Siz burada çocuklara rol model olan yetişkinleri hiç mi görmüyorsunuz? Malum coğrafyada hangi ülkenin çocuklarına böyle bir bakış açısı sergileyen komşu devlet var?
“Güvenlik ve emniyet kendiliğinden olan şeyler değildir, ortak fikir birliği ve kamusal yatırımın sonuçlarıdır. Toplumumuzun en kırılgan bireyleri olan çocuklarımıza şiddet ve korkudan arındırılmış bir hayat borçluyuz.” demiştir Nelson Mandela.
“Dünyadaki dürüst ve gerçek sözlerin neredeyse tamamı çocuklar tarafından söylenmektedir.” demiştir Oliver Wendell Holmes. Bırakalım coğrafyasında kimin nasıl yaşayacağına referandumla bölgenin çocukları karar versin. Hiçbir rant uğruna onların dünyasında kimsenin tahakküm kurmaya hakkı yok.

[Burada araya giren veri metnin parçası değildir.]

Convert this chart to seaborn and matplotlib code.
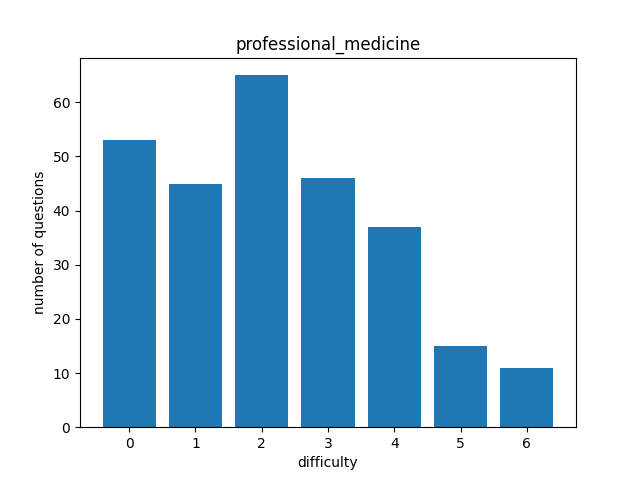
import matplotlib
matplotlib.use("Agg")
import matplotlib.pyplot as plt
import seaborn as sns
import pandas as pd

difficulty = [0, 1, 2, 3, 4, 5, 6]
counts = [53, 45, 65, 46, 37, 15, 11]

df = pd.DataFrame({"difficulty": difficulty, "count": counts})

fig, ax = plt.subplots(figsize=(6.4, 4.8), dpi=100)
sns.barplot(data=df, x="difficulty", y="count", color="#1f77b4",
            saturation=1, width=0.8, ax=ax)
ax.set_xlim(-0.74, 6.74)
ax.set_ylim(0, 68.25)
ax.set_title("professional_medicine")
ax.set_xlabel("difficulty")
ax.set_ylabel("number of questions")
plt.savefig("out.png", dpi=100)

İnsanları benzersiz kılan şeylerden biri, nasıl davranacağını belirleme özgürlüğüdür. Eylemimiz dünyayı daha iyi bir yer yapacak mı? Bunu herkes yapsaydı nasıl olurdu? Sözgelimi toplama kamplarında esir edilen, ölen çocuklar da çocuktu. Yahudilere yaşatılan bu haksızlığa uğramışlık duygusu tarihin akışında tüm dünyaya pahalıya mal oldu.
Fransız ahlakbilimci Joseph Joubert’in dediği gibi, ”Çocukların eleştirmenden çok doğru rol modellerine ihtiyacı vardır.”
Gıybet, ihanet, şiddet ve kötü içerikli dizilerin çocukların ayakta olduğu prime time kuşağında yayınlandığı bir ülkede, savaş oyunlarıyla büyüttüğümüz çocuklarımızın da barış ve huzuru hak ettiğini düşünüyorsak atalarımızın sözünü unutmayalım:
”İğneyi kendine, çuvaldızı başkasına batır.”
Sahi güzel ülkem, bence biraz da kendi çocuğuna ne yaşattığını masaya yatır.